This document describes a draft textbook titled "Advanced Data Analysis from an Elementary Point of View," authored by Cosma Rohilla Shalizi. Intended for advanced undergraduate students who have already completed courses in probability, mathematical statistics, and linear regression, the book originated from lecture notes for course 36-402 at Carnegie Mellon University. It aims to provide a comprehensive treatment of modern data analysis methods from an accessible perspective. The current draft is available in PDF format, accompanied by directory links to R code files for examples and corresponding data sets. The book is under contract with Cambridge University Press, with a commitment to keep a "next-to-final" version freely accessible online.

The textbook's methodology is structured into four main parts, along with online-only appendices, covering a wide array of statistical and machine learning techniques:

I. Regression and Its Generalizations: This section initiates with fundamental regression concepts ("Regression Basics") and then critically examines the properties and assumptions of linear regression ("The Truth about Linear Regression"). It delves into methods for assessing model performance ("Model Evaluation"), including techniques like cross-validation and residual analysis. The textbook then explores flexible non-parametric and semi-parametric regression approaches, such as "Smoothing in Regression" (e.g., kernel regression, local polynomial regression) and the use of "Splines" (e.g., B-splines, natural splines, smoothing splines) to capture non-linear relationships. "Additive Models" and "Generalized Additive Models" extend this framework, modeling the response as a sum of smooth functions of predictors, often using backfitting algorithms. The resampling technique of "The Bootstrap" is introduced for inference without strong distributional assumptions. Concepts related to validating model assumptions ("Testing Regression Specifications") and handling heteroskedasticity or differential data importance ("Weighting and Variance") are covered. It also addresses "Logistic Regression" for binary outcomes, a type of generalized linear model, and introduces "Generalized Linear Models" (GLMs) more broadly. Finally, decision-tree-based methods for both classification and regression are explored through "Classification and Regression Trees" (CART).

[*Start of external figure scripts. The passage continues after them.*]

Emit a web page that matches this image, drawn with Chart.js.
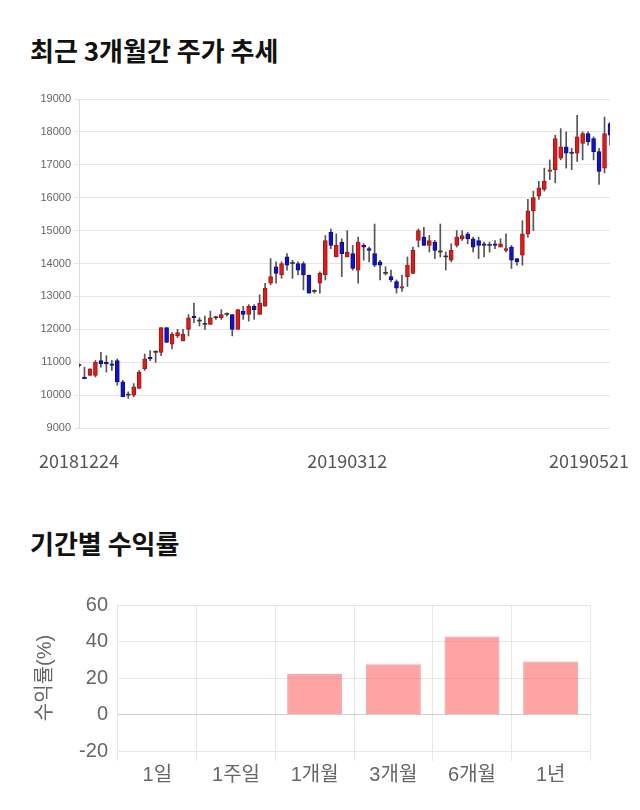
<!DOCTYPE html>
<html><head><meta charset="utf-8">
<script src="https://cdn.jsdelivr.net/npm/chart.js@4.4.0/dist/chart.umd.min.js"></script>
<style>
html,body{margin:0;padding:0;background:#fff;width:640px;height:810px;overflow:hidden;font-family:'Noto Sans CJK KR',sans-serif}
.title{position:absolute;left:30px;font-size:26px;font-weight:bold;color:#111;line-height:1;white-space:nowrap}
#t1{top:37px}
#t2{top:530px}
#c1wrap{position:absolute;left:0;top:0;width:640px;height:480px}
#c2wrap{position:absolute;left:0;top:560px;width:640px;height:250px}
</style></head><body>
<div class="title" id="t1">최근 3개월간 주가 추세</div>
<div class="title" id="t2">기간별 수익률</div>
<div id="c1wrap"><canvas id="c1"></canvas></div>
<div id="c2wrap"><canvas id="c2"></canvas></div>
<script>
const dates = [
 '20181224','20181226','20181227','20181228',
 '20190102','20190103','20190104','20190107','20190108','20190109','20190110','20190111','20190114','20190115','20190116','20190117','20190118','20190121','20190122','20190123','20190124','20190125','20190128','20190129','20190130','20190131',
 '20190201','20190207','20190208','20190211','20190212','20190213','20190214','20190215','20190218','20190219','20190220','20190221','20190222','20190225','20190226','20190227','20190228',
 '20190304','20190305','20190306','20190307','20190308','20190311','20190312','20190313','20190314','20190315','20190318','20190319','20190320','20190321','20190322','20190325','20190326','20190327','20190328','20190329',
 '20190401','20190402','20190403','20190404','20190405','20190408','20190409','20190410','20190411','20190412','20190415','20190416','20190417','20190418','20190419','20190422','20190423','20190424','20190425','20190426','20190429','20190430',
 '20190502','20190503','20190507','20190508','20190509','20190510','20190513','20190514','20190515','20190516','20190517','20190520','20190521'
];
const openP = [
 10900,10550,10600,10600,11050,11000,10950,11050,10400,10000,
 10000,10200,10800,11150,11300,11300,12050,11550,11800,11650,
 12000,12400,12250,12150,12150,12350,12350,12450,12450,12000,
 12550,12450,12700,12450,12700,13400,13900,13650,14200,14000,
 14000,14000,13650,13150,13400,13650,14950,14200,14650,14200,
 14300,13800,14550,14450,14300,14050,13700,13600,13450,13250,
 13600,13700,14700,14800,14550,14650,14350,14200,14100,14550,
 14750,14900,14750,14700,14600,14550,14600,14500,14400,14500,
 14150,14250,14900,15600,16050,16250,16800,16850,17200,17550,
 17350,17350,17650,17950,17800,17400,16900,18250
];
const closeP = [
 10900,10500,10800,11000,10950,10950,10900,10400,9950,10000,
 10250,10700,11100,11100,11300,12050,11600,11850,11900,11850,
 12350,12350,12250,12150,12350,12350,12450,12450,12000,12600,
 12450,12700,12600,12800,13250,13600,13700,14000,13950,14000,
 13800,13650,13100,13150,13700,14700,14550,14550,14300,14350,
 13850,14650,14500,14400,13950,13950,13700,13500,13250,13300,
 13950,14400,15000,14550,14700,14400,14350,14200,14400,14800,
 14850,14750,14500,14550,14550,14550,14550,14600,14450,14100,
 14050,14900,15600,16000,16300,16500,16850,17800,17550,17350,
 17350,17850,17950,17700,17400,16800,17950,17900
];
const highP = [
 10950,10850,10800,11050,11300,11200,11050,11100,10450,10100,
 10350,10750,11250,11350,11350,12050,12050,11900,12000,12000,
 12450,12800,12350,12400,12550,12400,12600,12500,12450,12600,
 12700,12750,12750,13050,13400,14150,14050,14050,14300,14100,
 14050,14050,13650,13200,13750,14850,15050,14900,14750,15000,
 14550,14800,14600,14500,15200,14100,13900,13800,13500,13650,
 14200,14500,15050,15100,14850,14700,15200,14350,14600,15000,
 15000,14950,14800,14800,14650,14650,14700,14750,14900,14550,
 14150,15300,15950,16200,16500,16900,17150,17900,18100,18000,
 17500,18500,18000,18000,17850,17500,18450,18300
];
const lowP = [
 10850,10500,10600,10550,10850,10700,10750,10300,9950,9900,
 9950,10200,10750,11050,11000,11200,11600,11400,11750,11650,
 11800,12200,12100,12000,12150,12300,12300,12400,11800,12000,
 12300,12250,12300,12450,12700,13350,13400,13550,13800,13550,
 13650,13200,13100,13100,13100,13500,14450,14200,13600,14200,
 13800,13400,14100,14050,13900,13500,13650,13450,13100,13150,
 13300,13700,14500,14550,14350,14150,14200,13800,14050,14500,
 14700,14600,14350,14150,14200,14350,14450,14500,14350,13850,
 13950,13950,14800,15000,15950,16200,16550,16450,17150,16900,
 16850,17100,17150,17600,17150,16400,16750,17600
];
const priceTicks = [9000,10000,11000,12000,13000,14000,15000,16000,17000,18000,19000];
const xTickLabels = ['20181224','20190312','20190521'];

const periods = ['1일','1주일','1개월','3개월','6개월','1년'];
const returns = [0, -0.2, 22.3, 27.5, 42.8, 29.0];
const returnTicks = [-20,0,20,40,60];

// ---------- candle chart ----------
const bodyData = openP.map((o,i)=>[o, closeP[i]]);
const wickData = lowP.map((l,i)=>[l, highP[i]]);
const bodyFill = openP.map((o,i)=> closeP[i]>o ? '#d91c1c' : (closeP[i]<o ? '#1212c6' : '#333'));
const bodyLine = openP.map((o,i)=> closeP[i]>o ? '#a81414' : (closeP[i]<o ? '#0c0c8c' : '#333'));
const bodyBW = openP.map((o,i)=> closeP[i]===o ? 0 : 1);

const xLabelPlugin = {
  id:'xLabels',
  afterDraw(chart){
    const ctx = chart.ctx, xs = chart.scales.x;
    ctx.save();
    ctx.font = "18px 'Noto Sans CJK KR', sans-serif";
    ctx.fillStyle = '#555';
    ctx.textBaseline = 'middle';
    ctx.textAlign = 'left';
    xTickLabels.forEach(t=>{
      const i = dates.indexOf(t);
      const w = ctx.measureText(t).width;
      const cx = xs.getPixelForValue(i);
      let left = cx - w/2;
      left = Math.max(38, Math.min(left, chart.width - 11 - w));
      ctx.fillText(t, left, 461);
    });
    ctx.restore();
  }
};

new Chart(document.getElementById('c1'), {
  type:'bar',
  data:{
    labels: dates,
    datasets:[
      {data: bodyData, backgroundColor: bodyFill, borderColor: bodyLine, borderWidth: bodyBW,
       borderSkipped:false, barThickness:4, grouped:false, minBarLength:1, order:1},
      {data: wickData, backgroundColor:'#555', borderWidth:0, barThickness:1, grouped:false, order:2}
    ]
  },
  options:{
    responsive:true, maintainAspectRatio:false, animation:false, events:[],
    layout:{padding:{top:99,right:30,bottom:52,left:0}},
    plugins:{legend:{display:false}, tooltip:{enabled:false}},
    scales:{
      x:{display:false, offset:false},
      y:{min:9000, max:19000,
         afterBuildTicks(s){ s.ticks = priceTicks.map(v=>({value:v})); },
         ticks:{font:{size:11, family:"'Liberation Sans', Arial, sans-serif"}, color:'#666', padding:3,
                callback:(v)=>String(v)},
         grid:{color:'#e6e6e6', tickLength:5},
         border:{color:'#dcdcdc'},
         afterFit(s){ s.width = 79; }
      }
    }
  },
  plugins:[xLabelPlugin]
});

// ---------- returns chart ----------
const fam = "'Liberation Sans', Arial, 'Noto Sans CJK KR', sans-serif";
new Chart(document.getElementById('c2'), {
  type:'bar',
  data:{
    labels: periods,
    datasets:[{
      data: returns,
      backgroundColor: returns.map(v=> v>=0 ? 'rgba(255,99,99,0.58)' : 'rgba(90,130,220,0.5)'),
      borderColor: returns.map(v=> v>=0 ? 'rgba(220,100,100,0.55)' : 'rgba(90,130,200,0.6)'),
      borderWidth:1, borderSkipped:false,
      categoryPercentage:1, barPercentage:0.7
    }]
  },
  options:{
    responsive:true, maintainAspectRatio:false, animation:false, events:[],
    layout:{padding:{top:45,right:50,bottom:0,left:0}},
    plugins:{legend:{display:false}, tooltip:{enabled:false}},
    scales:{
      x:{
        grid:{color: c => (c.index >= periods.length) ? 'rgba(0,0,0,0)' : '#e6e6e6', tickLength:10, offset:true},
        border:{color:'#e6e6e6'},
        ticks:{font:{size:20, family:fam}, color:'#666', padding:2},
        afterFit(s){ s.height = 59; }
      },
      y:{min:-20, max:60,
        afterBuildTicks(s){ s.ticks = returnTicks.map(v=>({value:v})); },
        ticks:{font:{size:20, family:fam}, color:'#666', padding:10},
        grid:{drawTicks:false, color: c => (c.tick && c.tick.value===0) ? '#cfcfcf' : '#e6e6e6'},
        border:{display:false},
        title:{display:true, text:'수익률(%)', font:{size:20, family:fam}, color:'#666', padding:{top:33,bottom:0}},
        afterFit(s){ s.width = 118; }
      }
    }
  }
});
</script>
</body></html>
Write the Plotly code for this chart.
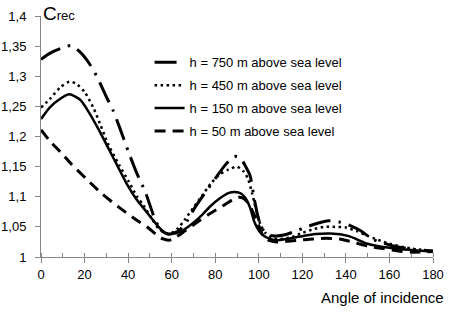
import plotly.graph_objects as go

# ---- data ----
angles_750 = [0, 4, 9, 14, 18, 22, 26, 30, 33, 36, 40, 44, 48, 52, 55, 58, 61, 64, 67, 71, 76, 80, 84, 88, 90, 92, 94, 96, 98, 100, 102, 105, 108, 112, 117, 122, 127, 132, 137, 142, 147, 152, 160, 170, 180]
crec_750 = [1.328, 1.338, 1.346, 1.351, 1.340, 1.322, 1.297, 1.266, 1.244, 1.216, 1.176, 1.139, 1.107, 1.066, 1.045, 1.038, 1.040, 1.046, 1.059, 1.084, 1.110, 1.130, 1.150, 1.165, 1.167, 1.162, 1.150, 1.135, 1.095, 1.062, 1.045, 1.036, 1.035, 1.037, 1.043, 1.050, 1.056, 1.060, 1.058, 1.052, 1.043, 1.030, 1.020, 1.013, 1.010]

angles_450 = [0, 4, 9, 13, 16, 20, 24, 27, 31, 36, 40, 44, 47, 51, 54, 57, 60, 63, 66, 70, 74, 78, 82, 86, 90, 93, 95, 97, 99, 101, 103, 106, 110, 115, 120, 125, 130, 135, 140, 145, 150, 160, 170, 180]
crec_450 = [1.248, 1.262, 1.282, 1.291, 1.288, 1.274, 1.248, 1.222, 1.186, 1.152, 1.127, 1.101, 1.086, 1.063, 1.047, 1.040, 1.040, 1.048, 1.062, 1.082, 1.102, 1.122, 1.137, 1.145, 1.150, 1.142, 1.130, 1.105, 1.075, 1.052, 1.040, 1.032, 1.030, 1.033, 1.040, 1.046, 1.050, 1.050, 1.049, 1.043, 1.035, 1.022, 1.014, 1.010]

angles_150 = [0, 4, 9, 13, 18, 22, 27, 31, 35, 39, 44, 48, 51, 54, 57, 60, 64, 70, 74, 78, 82, 86, 89, 92, 94, 96, 98, 100, 102, 105, 108, 113, 119, 126, 133, 141, 150, 158, 166, 180]
crec_150 = [1.229, 1.248, 1.263, 1.270, 1.261, 1.240, 1.208, 1.180, 1.152, 1.124, 1.095, 1.077, 1.063, 1.050, 1.040, 1.038, 1.042, 1.057, 1.070, 1.085, 1.097, 1.106, 1.108, 1.105, 1.097, 1.082, 1.058, 1.044, 1.036, 1.030, 1.028, 1.030, 1.034, 1.038, 1.039, 1.035, 1.022, 1.016, 1.013, 1.009]

angles_50 = [0, 4, 9, 14, 21, 28, 36, 44, 49, 53, 56, 59, 62, 66, 73, 78, 84, 88, 91, 93, 95, 97, 99, 102, 105, 108, 113, 119, 125, 131, 137, 143, 150, 157, 164, 170, 180]
crec_50 = [1.211, 1.193, 1.174, 1.154, 1.129, 1.105, 1.082, 1.061, 1.049, 1.037, 1.030, 1.028, 1.033, 1.043, 1.061, 1.073, 1.086, 1.095, 1.099, 1.097, 1.090, 1.077, 1.062, 1.035, 1.027, 1.025, 1.026, 1.028, 1.030, 1.031, 1.030, 1.025, 1.018, 1.014, 1.010, 1.008, 1.009]

series_names = ["h = 750 m above sea level", "h = 450 m above sea level",
                "h = 150 m above sea level", "h = 50 m above sea level"]

x_tickvals = [0, 20, 40, 60, 80, 100, 120, 140, 160, 180]
x_ticktext = ["0", "20", "40", "60", "80", "100", "120", "140", "160", "180"]
y_tickvals = [1.0, 1.05, 1.1, 1.15, 1.2, 1.25, 1.3, 1.35, 1.4]
y_ticktext = ["1", "1,05", "1,1", "1,15", "1,2", "1,25", "1,3", "1,35", "1,4"]

x_title = "Angle of incidence"
y_title_main = "C"
y_title_sub = "rec"

# ---- figure ----
FONT = "Liberation Sans, Arial, sans-serif"
AXIS_COL = "#868686"

styles = [
    dict(width=3, dash="22px,8px,2.5px,8px"),
    dict(width=2.5, dash="2.5px,3.5px"),
    dict(width=2.5, dash="solid"),
    dict(width=3, dash="11px,7px"),
]
xs = [angles_750, angles_450, angles_150, angles_50]
ys = [crec_750, crec_450, crec_150, crec_50]

fig = go.Figure()
for i in range(4):
    fig.add_trace(go.Scatter(
        x=xs[i], y=ys[i], mode="lines", name=series_names[i],
        legendgroup="g%d" % i,
        line=dict(color="black", width=styles[i]["width"], dash=styles[i]["dash"],
                  shape="spline", smoothing=0.7),
    ))

fig.update_layout(
    width=449, height=312,
    margin=dict(l=41, r=16, t=16, b=55),
    plot_bgcolor="white", paper_bgcolor="white",
    font=dict(family=FONT, size=13, color="black"),
    showlegend=True,
    legend=dict(x=0.277, y=0.87, xanchor="left", yanchor="top",
                bgcolor="rgba(0,0,0,0)", borderwidth=0,
                font=dict(family=FONT, size=13, color="black"),
                tracegroupgap=3),
    xaxis=dict(range=[0, 180], showgrid=False, zeroline=False, automargin=False,
               showline=True, linecolor=AXIS_COL, linewidth=1,
               ticks="outside", ticklen=5, tickcolor=AXIS_COL, tickwidth=1,
               tickvals=x_tickvals, ticktext=x_ticktext,
               minor=dict(dtick=10, ticks="inside", ticklen=4, tickcolor=AXIS_COL, tickwidth=1),
               tickfont=dict(size=13, color="black")),
    yaxis=dict(range=[1, 1.4], showgrid=False, zeroline=False, automargin=False,
               showline=True, linecolor=AXIS_COL, linewidth=1,
               ticks="outside", ticklen=5, tickcolor=AXIS_COL, tickwidth=1,
               tickvals=y_tickvals, ticktext=y_ticktext, ticklabelstandoff=6,
               tickfont=dict(size=13, color="black")),
)

fig.add_annotation(
    xref="paper", yref="paper", x=1.033, y=-0.17, xanchor="right", yanchor="middle",
    text=x_title, showarrow=False, font=dict(family=FONT, size=15, color="black"))
fig.add_annotation(
    xref="paper", yref="paper", x=0.0, y=1.01, xanchor="left", yanchor="middle",
    text=y_title_main + "<span style='font-size:13px'>" + y_title_sub + "</span>",
    showarrow=False, font=dict(family=FONT, size=19, color="black"))

fig.write_html("out.html", config={"displayModeBar": False},
               post_script="document.body.style.margin='0';")
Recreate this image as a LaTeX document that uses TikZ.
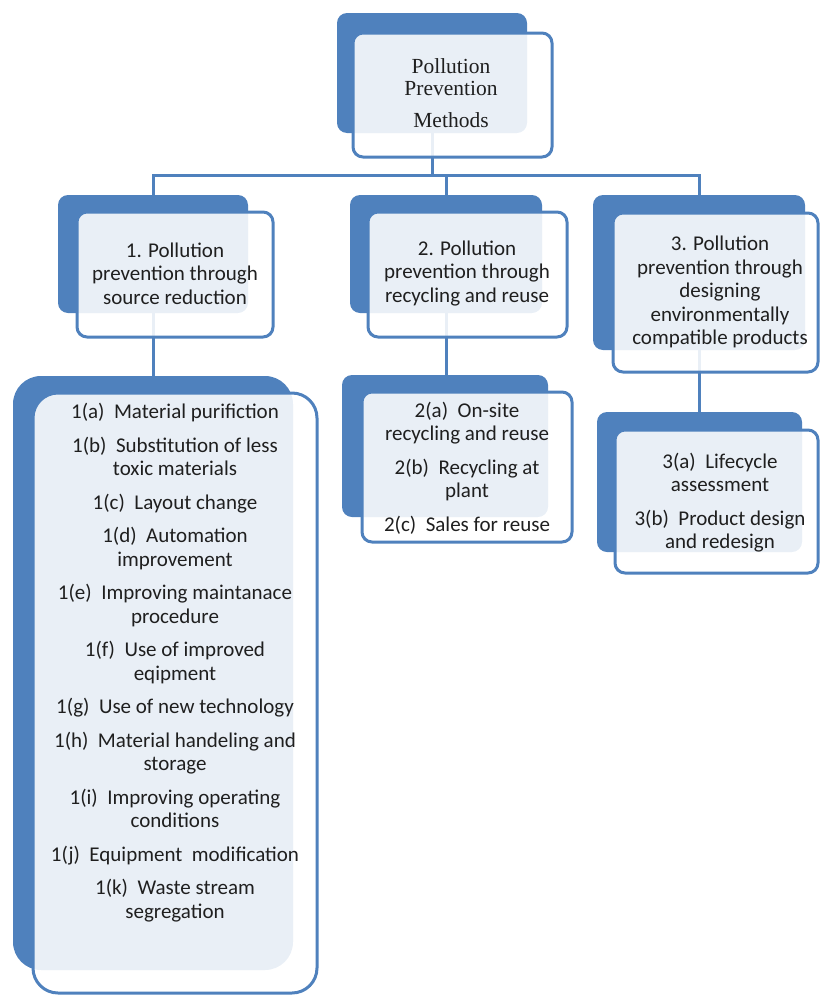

II. Distributions and Latent Structure: This part focuses on understanding data distributions and uncovering underlying structures. It includes "Density Estimation" techniques (e.g., kernel density estimation) for estimating probability density functions non-parametrically. "Principal Components Analysis" (PCA) is presented as a method for dimensionality reduction and identifying orthogonal linear combinations of variables that capture maximum variance. "Factor Models" are discussed for explaining observed correlations among variables through a smaller set of unobserved (latent) factors. "Mixture Models" (e.g., Gaussian Mixture Models) provide a framework for modeling populations composed of several distinct subpopulations, often estimated using Expectation-Maximization (EM) algorithms. "Graphical Models" introduce a way to represent conditional dependencies between variables using graphs, including Bayesian networks and Markov random fields.

III. Causal Inference: This dedicated section covers the critical area of inferring causal relationships from observational data. It begins with "Graphical Causal Models" (e.g., Directed Acyclic Graphs or DAGs) for representing causal assumptions. Techniques for "Identifying Causal Effects" are discussed, including concepts like d-separation, backdoor criterion, and front-door criterion. Methods for "Estimating Causal Effects" are presented, such as instrumental variables, matching, propensity score methods, and regression discontinuity. The final topic, "Discovering Causal Structure," addresses algorithms for learning causal graphs from data.

IV. Dependent Data: This section focuses on analyzing data with temporal or spatial dependencies. It specifically covers "Time Series" analysis, which involves models for data collected sequentially over time (e.g., ARMA, ARIMA models, state-space models). "Simulation-Based Inference" further explores using computational simulations for complex statistical problems.

Online-only Appendices: Supplementary topics include "Big O and Little o Notation" for asymptotic analysis, "Taylor Expansions" for approximating functions, "Propagation of Error, and Standard Errors for Derived Quantities" for uncertainty quantification, "Optimization" algorithms, "Relative Distributions and Smooth Tests of Goodness of Fit," "Nonlinear Dimensionality Reduction" techniques, "Rudimentary Graph Theory" (relevant for graphical models), methods for handling "Missing Data" (e.g., imputation), and guidance on "Writing R Functions."

Planned changes include unifying information theory treatment, refining nonparametric instrumental variables, streamlining the time series chapter, adding an appendix on heuristic essential asymptotics, standardizing notation, and ensuring consistency across the manuscript.